--- What is needed ---
Transcribe all of the data exactly. Omit the pictures.

______________________________

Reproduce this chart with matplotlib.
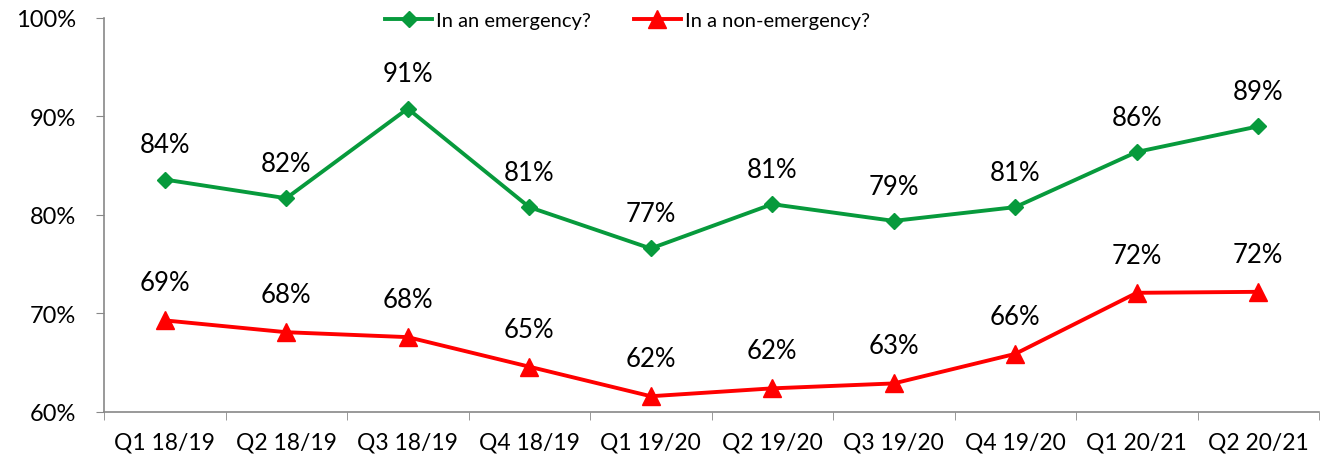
import matplotlib
matplotlib.use("Agg")
import matplotlib.pyplot as plt

categories = ["Q1 18/19", "Q2 18/19", "Q3 18/19", "Q4 18/19", "Q1 19/20",
              "Q2 19/20", "Q3 19/20", "Q4 19/20", "Q1 20/21", "Q2 20/21"]
emergency = [83.6, 81.7, 90.8, 80.8, 76.6, 81.1, 79.4, 80.8, 86.4, 89.0]
non_emergency = [69.3, 68.1, 67.6, 64.6, 61.6, 62.4, 62.9, 65.9, 72.1, 72.2]
yticks = [60, 70, 80, 90, 100]

plt.rcParams['font.family'] = ['Lato', 'DejaVu Sans']

fig = plt.figure(figsize=(13.27, 4.6), dpi=100)
ax = fig.add_axes([104/1327, 1-413/460, (1319-104)/1327, (413-19)/460])

x = list(range(len(categories)))
green = "#079A3C"
red = "#FF0000"
ax.plot(x, emergency, color=green, lw=2.8, marker="D", ms=8, label="In an emergency?")
ax.plot(x, non_emergency, color=red, lw=2.8, marker="^", ms=13, label="In a non-emergency?")

for xi, v in zip(x, emergency):
    ax.annotate(f"{round(v)}%", (xi, v), xytext=(0, 25), textcoords="offset points",
                ha="center", va="center", fontsize=18.5)
for xi, v in zip(x, non_emergency):
    ax.annotate(f"{round(v)}%", (xi, v), xytext=(0, 27), textcoords="offset points",
                ha="center", va="center", fontsize=18.5)

ax.set_xlim(-0.5, len(categories) - 0.5)
ax.set_ylim(60, 100)
ax.set_yticks(yticks)
ax.set_yticklabels([f"{t}%" for t in yticks], fontsize=17)
ax.set_xticks(x)
ax.set_xticklabels(categories, fontsize=16.5)
ax.set_xticks([i - 0.5 for i in range(len(categories) + 1)], minor=True)
ax.tick_params(axis="x", which="major", length=0, pad=14)
ax.tick_params(axis="x", which="minor", length=6, color="#888888", direction="out")
ax.tick_params(axis="y", length=6, color="#888888", direction="out", pad=14)

for s in ["top", "right"]:
    ax.spines[s].set_visible(False)
for s in ["left", "bottom"]:
    ax.spines[s].set_color("#888888")
    ax.spines[s].set_linewidth(1.2)

leg = fig.legend(loc="upper left", bbox_to_anchor=(385/1327, 1 - 13/460), ncol=2, frameon=False,
                 fontsize=14.5, handlelength=2.35, handletextpad=0.2, columnspacing=2.1,
                 borderpad=0, borderaxespad=0)

fig.savefig("out.png", dpi=100)
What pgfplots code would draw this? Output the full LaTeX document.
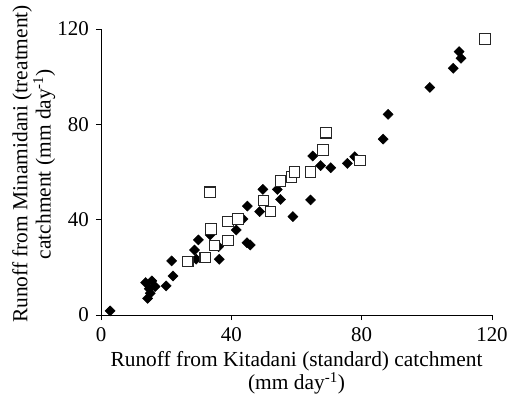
\documentclass[border=0pt]{standalone}
\usepackage{fontspec}
\setmainfont{Liberation Serif}
\usepackage{pgfplots}
\pgfplotsset{compat=1.18}

\begin{document}
\fontsize{21}{24}\selectfont
\begin{tikzpicture}
\useasboundingbox (-101bp,-85bp) rectangle (408bp,315bp);
\begin{axis}[
    at={(0,0)}, anchor=south west,
    scale only axis,
    width=391bp, height=286bp,
    xmin=0, xmax=120, ymin=0, ymax=120,
    axis lines=left,
    axis line style={-, line width=0.8pt},
    xtick={0,40,80,120}, ytick={0,40,80,120},
    tick align=outside,
    major tick length=5bp,
    tick style={line width=0.8pt, black},
    /pgf/number format/assume math mode=true,
    ticklabel style={font=\fontsize{21}{24}\selectfont},
    xlabel={Runoff from Kitadani (standard) catchment\\(mm day\textsuperscript{-1})},
    ylabel={Runoff from Minamidani (treatment)\\catchment (mm day\textsuperscript{-1})},
    xlabel style={align=center, font=\fontsize{21.5}{23.5}\selectfont, yshift=4bp},
    ylabel style={align=center, font=\fontsize{21.5}{23.5}\selectfont, yshift=-12bp, xshift=8bp},
    clip=false,
]
% standard period (filled diamonds)
\addplot[only marks, mark=square*, mark size=3.6bp,
         mark options={rotate=45, fill=black, draw=black}]
    table {
        x y
        2.8 1.7
        13.7 13.6
        15.6 14.3
        16.6 11.9
        15.1 9.1
        14.3 7.0
        14.8 11.0
        20.0 12.2
        22.1 16.4
        21.7 22.7
        28.7 27.3
        29.9 31.5
        29.2 23.4
        33.5 33.6
        36.3 23.4
        36.1 28.7
        41.5 35.7
        43.6 40.3
        44.9 45.7
        44.8 30.3
        45.8 29.4
        48.7 43.4
        49.7 52.7
        54.1 52.7
        55.1 48.5
        58.9 41.3
        64.3 48.3
        65.0 66.7
        67.4 62.7
        70.5 61.8
        75.6 63.6
        77.9 66.4
        86.6 73.8
        88.1 84.2
        100.9 95.5
        108.1 103.5
        109.9 110.5
        110.5 107.7
    };
% treatment period (open squares)
\addplot[only marks, mark=square*, mark size=5.3bp,
         mark options={fill=white, draw=black!85, line width=1.1pt}]
    table {
        x y
        26.6 22.4
        32.0 24.1
        33.5 51.5
        33.7 36.1
        34.8 29.2
        38.9 31.2
        39.0 39.2
        42.0 40.3
        49.9 48.0
        52.0 43.4
        55.1 56.2
        58.5 58.0
        59.4 60.1
        64.3 59.9
        68.2 69.2
        69.0 76.5
        79.5 64.8
        117.8 115.8
    };
\end{axis}
\end{tikzpicture}
\end{document}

______________________________

--- Output for this exercise ---
Reproduce this chart with matplotlib.
import matplotlib
matplotlib.use("Agg")
import matplotlib.pyplot as plt

categories = ["Q1 18/19", "Q2 18/19", "Q3 18/19", "Q4 18/19", "Q1 19/20",
              "Q2 19/20", "Q3 19/20", "Q4 19/20", "Q1 20/21", "Q2 20/21"]
emergency = [83.6, 81.7, 90.8, 80.8, 76.6, 81.1, 79.4, 80.8, 86.4, 89.0]
non_emergency = [69.3, 68.1, 67.6, 64.6, 61.6, 62.4, 62.9, 65.9, 72.1, 72.2]
yticks = [60, 70, 80, 90, 100]

plt.rcParams['font.family'] = ['Lato', 'DejaVu Sans']

fig = plt.figure(figsize=(13.27, 4.6), dpi=100)
ax = fig.add_axes([104/1327, 1-413/460, (1319-104)/1327, (413-19)/460])

x = list(range(len(categories)))
green = "#079A3C"
red = "#FF0000"
ax.plot(x, emergency, color=green, lw=2.8, marker="D", ms=8, label="In an emergency?")
ax.plot(x, non_emergency, color=red, lw=2.8, marker="^", ms=13, label="In a non-emergency?")

for xi, v in zip(x, emergency):
    ax.annotate(f"{round(v)}%", (xi, v), xytext=(0, 25), textcoords="offset points",
                ha="center", va="center", fontsize=18.5)
for xi, v in zip(x, non_emergency):
    ax.annotate(f"{round(v)}%", (xi, v), xytext=(0, 27), textcoords="offset points",
                ha="center", va="center", fontsize=18.5)

ax.set_xlim(-0.5, len(categories) - 0.5)
ax.set_ylim(60, 100)
ax.set_yticks(yticks)
ax.set_yticklabels([f"{t}%" for t in yticks], fontsize=17)
ax.set_xticks(x)
ax.set_xticklabels(categories, fontsize=16.5)
ax.set_xticks([i - 0.5 for i in range(len(categories) + 1)], minor=True)
ax.tick_params(axis="x", which="major", length=0, pad=14)
ax.tick_params(axis="x", which="minor", length=6, color="#888888", direction="out")
ax.tick_params(axis="y", length=6, color="#888888", direction="out", pad=14)

for s in ["top", "right"]:
    ax.spines[s].set_visible(False)
for s in ["left", "bottom"]:
    ax.spines[s].set_color("#888888")
    ax.spines[s].set_linewidth(1.2)

leg = fig.legend(loc="upper left", bbox_to_anchor=(385/1327, 1 - 13/460), ncol=2, frameon=False,
                 fontsize=14.5, handlelength=2.35, handletextpad=0.2, columnspacing=2.1,
                 borderpad=0, borderaxespad=0)

fig.savefig("out.png", dpi=100)
What pgfplots code would draw this? Output the full LaTeX document.
\documentclass[border=0pt]{standalone}
\usepackage{fontspec}
\setmainfont{Liberation Serif}
\usepackage{pgfplots}
\pgfplotsset{compat=1.18}

\begin{document}
\fontsize{21}{24}\selectfont
\begin{tikzpicture}
\useasboundingbox (-101bp,-85bp) rectangle (408bp,315bp);
\begin{axis}[
    at={(0,0)}, anchor=south west,
    scale only axis,
    width=391bp, height=286bp,
    xmin=0, xmax=120, ymin=0, ymax=120,
    axis lines=left,
    axis line style={-, line width=0.8pt},
    xtick={0,40,80,120}, ytick={0,40,80,120},
    tick align=outside,
    major tick length=5bp,
    tick style={line width=0.8pt, black},
    /pgf/number format/assume math mode=true,
    ticklabel style={font=\fontsize{21}{24}\selectfont},
    xlabel={Runoff from Kitadani (standard) catchment\\(mm day\textsuperscript{-1})},
    ylabel={Runoff from Minamidani (treatment)\\catchment (mm day\textsuperscript{-1})},
    xlabel style={align=center, font=\fontsize{21.5}{23.5}\selectfont, yshift=4bp},
    ylabel style={align=center, font=\fontsize{21.5}{23.5}\selectfont, yshift=-12bp, xshift=8bp},
    clip=false,
]
% standard period (filled diamonds)
\addplot[only marks, mark=square*, mark size=3.6bp,
         mark options={rotate=45, fill=black, draw=black}]
    table {
        x y
        2.8 1.7
        13.7 13.6
        15.6 14.3
        16.6 11.9
        15.1 9.1
        14.3 7.0
        14.8 11.0
        20.0 12.2
        22.1 16.4
        21.7 22.7
        28.7 27.3
        29.9 31.5
        29.2 23.4
        33.5 33.6
        36.3 23.4
        36.1 28.7
        41.5 35.7
        43.6 40.3
        44.9 45.7
        44.8 30.3
        45.8 29.4
        48.7 43.4
        49.7 52.7
        54.1 52.7
        55.1 48.5
        58.9 41.3
        64.3 48.3
        65.0 66.7
        67.4 62.7
        70.5 61.8
        75.6 63.6
        77.9 66.4
        86.6 73.8
        88.1 84.2
        100.9 95.5
        108.1 103.5
        109.9 110.5
        110.5 107.7
    };
% treatment period (open squares)
\addplot[only marks, mark=square*, mark size=5.3bp,
         mark options={fill=white, draw=black!85, line width=1.1pt}]
    table {
        x y
        26.6 22.4
        32.0 24.1
        33.5 51.5
        33.7 36.1
        34.8 29.2
        38.9 31.2
        39.0 39.2
        42.0 40.3
        49.9 48.0
        52.0 43.4
        55.1 56.2
        58.5 58.0
        59.4 60.1
        64.3 59.9
        68.2 69.2
        69.0 76.5
        79.5 64.8
        117.8 115.8
    };
\end{axis}
\end{tikzpicture}
\end{document}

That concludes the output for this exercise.